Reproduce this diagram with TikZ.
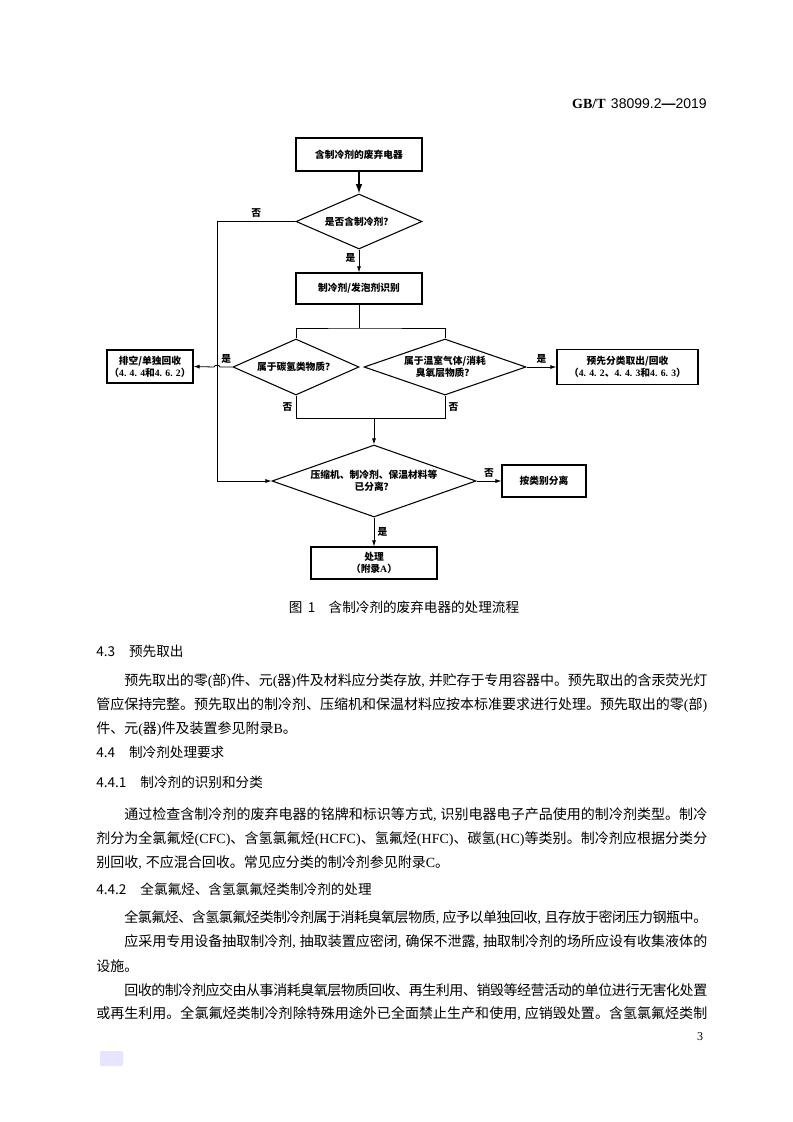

--

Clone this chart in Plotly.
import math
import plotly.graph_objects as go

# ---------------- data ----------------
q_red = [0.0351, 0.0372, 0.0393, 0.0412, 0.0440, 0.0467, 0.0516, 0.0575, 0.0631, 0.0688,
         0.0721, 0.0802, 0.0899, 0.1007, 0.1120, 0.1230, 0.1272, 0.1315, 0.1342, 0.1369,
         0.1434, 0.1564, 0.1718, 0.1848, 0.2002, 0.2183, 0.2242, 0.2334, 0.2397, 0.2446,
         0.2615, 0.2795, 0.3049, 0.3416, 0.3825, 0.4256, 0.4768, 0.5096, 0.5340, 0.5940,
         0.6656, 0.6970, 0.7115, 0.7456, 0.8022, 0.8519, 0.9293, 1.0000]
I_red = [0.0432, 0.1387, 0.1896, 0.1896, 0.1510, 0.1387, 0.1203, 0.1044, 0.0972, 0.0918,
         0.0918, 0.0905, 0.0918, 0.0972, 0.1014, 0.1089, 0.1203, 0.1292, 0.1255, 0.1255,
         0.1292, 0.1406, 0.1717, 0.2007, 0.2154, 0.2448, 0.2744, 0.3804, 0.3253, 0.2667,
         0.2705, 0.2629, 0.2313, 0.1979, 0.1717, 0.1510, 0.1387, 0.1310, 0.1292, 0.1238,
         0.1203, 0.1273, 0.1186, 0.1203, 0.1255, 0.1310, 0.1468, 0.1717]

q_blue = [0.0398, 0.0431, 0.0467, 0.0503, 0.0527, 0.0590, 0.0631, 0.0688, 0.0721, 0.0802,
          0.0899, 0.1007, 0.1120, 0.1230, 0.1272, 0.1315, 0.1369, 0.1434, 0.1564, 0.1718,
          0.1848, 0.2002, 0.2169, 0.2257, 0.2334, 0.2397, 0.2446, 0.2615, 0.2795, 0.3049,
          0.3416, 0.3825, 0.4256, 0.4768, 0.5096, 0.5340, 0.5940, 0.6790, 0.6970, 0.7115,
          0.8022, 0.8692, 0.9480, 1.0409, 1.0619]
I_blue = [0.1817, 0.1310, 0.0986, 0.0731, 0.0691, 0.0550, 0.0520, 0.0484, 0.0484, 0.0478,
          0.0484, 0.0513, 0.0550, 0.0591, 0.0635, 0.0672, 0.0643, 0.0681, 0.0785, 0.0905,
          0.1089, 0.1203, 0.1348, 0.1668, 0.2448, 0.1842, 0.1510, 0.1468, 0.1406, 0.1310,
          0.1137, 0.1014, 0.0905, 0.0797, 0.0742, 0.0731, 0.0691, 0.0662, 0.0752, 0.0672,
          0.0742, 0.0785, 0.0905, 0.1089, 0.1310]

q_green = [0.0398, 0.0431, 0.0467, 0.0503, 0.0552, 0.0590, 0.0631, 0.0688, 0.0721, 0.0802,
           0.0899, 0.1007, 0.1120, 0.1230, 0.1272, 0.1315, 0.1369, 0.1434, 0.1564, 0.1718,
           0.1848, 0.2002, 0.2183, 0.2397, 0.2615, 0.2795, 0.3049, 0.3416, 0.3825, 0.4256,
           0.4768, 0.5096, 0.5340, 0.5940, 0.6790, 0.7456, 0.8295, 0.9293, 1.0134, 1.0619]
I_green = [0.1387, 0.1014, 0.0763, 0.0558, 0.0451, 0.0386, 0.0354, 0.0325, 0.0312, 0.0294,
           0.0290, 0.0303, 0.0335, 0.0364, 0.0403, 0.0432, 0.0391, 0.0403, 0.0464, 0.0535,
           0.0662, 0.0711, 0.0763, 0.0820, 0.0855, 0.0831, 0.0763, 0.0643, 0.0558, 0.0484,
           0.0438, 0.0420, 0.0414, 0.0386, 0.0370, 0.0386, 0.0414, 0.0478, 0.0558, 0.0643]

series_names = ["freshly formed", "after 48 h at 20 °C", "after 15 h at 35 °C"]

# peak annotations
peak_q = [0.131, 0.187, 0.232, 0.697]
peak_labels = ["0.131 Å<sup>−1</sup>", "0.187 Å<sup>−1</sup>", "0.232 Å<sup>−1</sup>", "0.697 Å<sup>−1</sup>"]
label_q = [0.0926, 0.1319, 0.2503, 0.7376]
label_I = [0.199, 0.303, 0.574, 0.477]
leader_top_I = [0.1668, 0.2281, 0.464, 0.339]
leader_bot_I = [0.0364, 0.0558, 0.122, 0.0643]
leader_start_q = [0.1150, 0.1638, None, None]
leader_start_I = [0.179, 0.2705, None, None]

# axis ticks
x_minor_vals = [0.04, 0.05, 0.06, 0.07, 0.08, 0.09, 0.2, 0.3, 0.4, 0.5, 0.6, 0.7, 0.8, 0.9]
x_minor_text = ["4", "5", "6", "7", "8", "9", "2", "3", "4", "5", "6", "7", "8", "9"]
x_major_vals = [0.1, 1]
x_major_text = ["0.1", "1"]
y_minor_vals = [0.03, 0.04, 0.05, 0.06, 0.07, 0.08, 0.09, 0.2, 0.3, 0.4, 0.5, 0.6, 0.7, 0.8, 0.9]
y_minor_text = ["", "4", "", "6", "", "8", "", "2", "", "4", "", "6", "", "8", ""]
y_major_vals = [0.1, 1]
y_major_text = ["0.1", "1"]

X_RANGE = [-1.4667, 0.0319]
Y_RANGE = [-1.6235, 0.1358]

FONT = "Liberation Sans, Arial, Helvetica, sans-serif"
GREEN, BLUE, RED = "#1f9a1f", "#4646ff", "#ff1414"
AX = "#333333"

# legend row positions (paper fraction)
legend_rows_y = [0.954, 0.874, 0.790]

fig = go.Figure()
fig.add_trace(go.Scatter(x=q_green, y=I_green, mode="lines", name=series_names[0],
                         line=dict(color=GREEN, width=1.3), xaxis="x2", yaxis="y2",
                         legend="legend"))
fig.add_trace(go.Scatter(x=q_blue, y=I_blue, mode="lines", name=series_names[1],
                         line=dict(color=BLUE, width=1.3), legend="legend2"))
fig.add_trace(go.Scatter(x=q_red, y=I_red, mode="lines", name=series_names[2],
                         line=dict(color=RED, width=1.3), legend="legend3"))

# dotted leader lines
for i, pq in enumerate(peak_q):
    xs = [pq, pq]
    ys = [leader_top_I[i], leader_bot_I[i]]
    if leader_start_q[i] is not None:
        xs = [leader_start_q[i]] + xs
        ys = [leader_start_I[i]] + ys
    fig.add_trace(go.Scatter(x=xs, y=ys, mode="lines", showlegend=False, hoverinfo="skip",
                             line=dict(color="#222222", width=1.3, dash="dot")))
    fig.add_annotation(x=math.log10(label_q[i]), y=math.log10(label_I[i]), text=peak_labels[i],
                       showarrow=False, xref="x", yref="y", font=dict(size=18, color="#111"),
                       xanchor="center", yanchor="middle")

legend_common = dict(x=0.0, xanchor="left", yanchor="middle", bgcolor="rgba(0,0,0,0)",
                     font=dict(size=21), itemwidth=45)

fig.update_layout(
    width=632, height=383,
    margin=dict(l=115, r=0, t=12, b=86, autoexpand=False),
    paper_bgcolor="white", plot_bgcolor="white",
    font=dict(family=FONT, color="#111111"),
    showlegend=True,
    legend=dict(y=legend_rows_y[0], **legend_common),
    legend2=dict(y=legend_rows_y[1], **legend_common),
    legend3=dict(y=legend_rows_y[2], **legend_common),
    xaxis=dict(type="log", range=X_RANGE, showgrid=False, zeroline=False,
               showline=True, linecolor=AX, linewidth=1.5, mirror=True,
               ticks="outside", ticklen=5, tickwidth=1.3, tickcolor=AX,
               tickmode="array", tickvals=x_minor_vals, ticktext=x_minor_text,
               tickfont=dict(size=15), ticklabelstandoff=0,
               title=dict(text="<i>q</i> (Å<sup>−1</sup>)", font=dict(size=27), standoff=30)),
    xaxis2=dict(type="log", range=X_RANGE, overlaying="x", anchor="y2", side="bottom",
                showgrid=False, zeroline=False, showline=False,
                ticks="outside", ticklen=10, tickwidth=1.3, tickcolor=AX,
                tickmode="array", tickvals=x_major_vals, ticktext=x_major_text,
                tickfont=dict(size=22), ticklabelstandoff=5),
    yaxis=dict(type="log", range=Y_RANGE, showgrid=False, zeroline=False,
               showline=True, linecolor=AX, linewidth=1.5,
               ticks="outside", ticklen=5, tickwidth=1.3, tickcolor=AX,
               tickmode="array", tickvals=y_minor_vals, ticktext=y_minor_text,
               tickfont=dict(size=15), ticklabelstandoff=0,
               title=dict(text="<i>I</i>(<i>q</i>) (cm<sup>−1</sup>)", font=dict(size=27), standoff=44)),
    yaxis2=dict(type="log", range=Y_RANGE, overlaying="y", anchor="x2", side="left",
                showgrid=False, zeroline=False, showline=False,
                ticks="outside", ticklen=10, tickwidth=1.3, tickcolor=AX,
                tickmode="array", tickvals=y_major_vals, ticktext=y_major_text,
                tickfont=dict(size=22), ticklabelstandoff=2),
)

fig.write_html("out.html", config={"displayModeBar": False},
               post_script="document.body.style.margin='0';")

---

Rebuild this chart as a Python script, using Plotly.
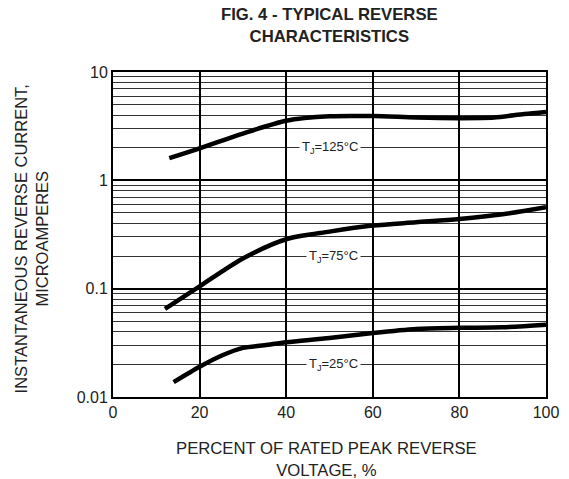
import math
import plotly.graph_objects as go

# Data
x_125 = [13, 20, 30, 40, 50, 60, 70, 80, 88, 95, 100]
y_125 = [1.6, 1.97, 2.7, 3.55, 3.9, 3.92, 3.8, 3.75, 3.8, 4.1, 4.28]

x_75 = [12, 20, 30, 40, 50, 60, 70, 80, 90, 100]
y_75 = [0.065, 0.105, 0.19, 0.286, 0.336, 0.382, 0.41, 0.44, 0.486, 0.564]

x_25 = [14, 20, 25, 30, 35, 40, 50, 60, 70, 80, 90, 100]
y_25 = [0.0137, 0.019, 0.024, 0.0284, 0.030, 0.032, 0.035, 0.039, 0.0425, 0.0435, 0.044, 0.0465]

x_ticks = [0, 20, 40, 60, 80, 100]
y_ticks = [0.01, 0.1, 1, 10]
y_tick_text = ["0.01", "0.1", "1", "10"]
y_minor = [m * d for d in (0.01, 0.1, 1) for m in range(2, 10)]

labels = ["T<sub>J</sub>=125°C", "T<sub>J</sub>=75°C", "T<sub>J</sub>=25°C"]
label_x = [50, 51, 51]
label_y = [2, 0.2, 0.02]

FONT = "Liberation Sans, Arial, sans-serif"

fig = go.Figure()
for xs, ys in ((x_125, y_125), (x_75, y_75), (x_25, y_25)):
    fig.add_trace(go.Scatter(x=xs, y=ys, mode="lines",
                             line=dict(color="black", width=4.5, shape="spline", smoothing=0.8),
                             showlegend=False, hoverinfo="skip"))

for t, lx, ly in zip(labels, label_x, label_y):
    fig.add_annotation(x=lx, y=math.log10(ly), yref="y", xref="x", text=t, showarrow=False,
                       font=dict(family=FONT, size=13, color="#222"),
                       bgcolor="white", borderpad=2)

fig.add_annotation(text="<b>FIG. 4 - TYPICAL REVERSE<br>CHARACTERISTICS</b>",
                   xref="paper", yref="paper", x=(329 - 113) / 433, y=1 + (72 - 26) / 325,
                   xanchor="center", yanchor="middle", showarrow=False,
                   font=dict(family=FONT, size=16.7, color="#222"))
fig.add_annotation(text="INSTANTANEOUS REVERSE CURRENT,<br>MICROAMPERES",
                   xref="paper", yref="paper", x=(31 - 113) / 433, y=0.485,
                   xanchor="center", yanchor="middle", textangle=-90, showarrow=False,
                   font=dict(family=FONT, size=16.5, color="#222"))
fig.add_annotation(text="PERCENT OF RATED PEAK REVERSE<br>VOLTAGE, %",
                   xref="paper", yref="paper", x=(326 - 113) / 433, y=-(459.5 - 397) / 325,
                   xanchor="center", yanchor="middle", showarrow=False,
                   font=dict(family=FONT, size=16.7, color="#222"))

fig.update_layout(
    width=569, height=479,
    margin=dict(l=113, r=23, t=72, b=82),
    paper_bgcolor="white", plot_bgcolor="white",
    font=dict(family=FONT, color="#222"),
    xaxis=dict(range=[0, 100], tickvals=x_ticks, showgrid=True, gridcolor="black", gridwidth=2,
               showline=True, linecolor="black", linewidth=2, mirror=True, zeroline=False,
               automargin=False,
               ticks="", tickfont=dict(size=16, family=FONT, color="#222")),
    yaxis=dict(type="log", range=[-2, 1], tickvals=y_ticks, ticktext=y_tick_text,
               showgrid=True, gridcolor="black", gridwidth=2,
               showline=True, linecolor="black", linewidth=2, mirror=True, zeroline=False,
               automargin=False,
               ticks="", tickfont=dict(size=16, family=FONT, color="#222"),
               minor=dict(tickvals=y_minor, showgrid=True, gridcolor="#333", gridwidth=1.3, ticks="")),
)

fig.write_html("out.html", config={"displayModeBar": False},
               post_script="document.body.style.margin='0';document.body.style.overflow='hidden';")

Aim of the task – Quote only the lines running from the line with "Rebuild this chart" to the line with "0.44, 0.486, 0.564]", ends included, exactly as they appear and without the pictures.

Solution for this exercise –
Rebuild this chart as a Python script, using Plotly.
import math
import plotly.graph_objects as go

# Data
x_125 = [13, 20, 30, 40, 50, 60, 70, 80, 88, 95, 100]
y_125 = [1.6, 1.97, 2.7, 3.55, 3.9, 3.92, 3.8, 3.75, 3.8, 4.1, 4.28]

x_75 = [12, 20, 30, 40, 50, 60, 70, 80, 90, 100]
y_75 = [0.065, 0.105, 0.19, 0.286, 0.336, 0.382, 0.41, 0.44, 0.486, 0.564]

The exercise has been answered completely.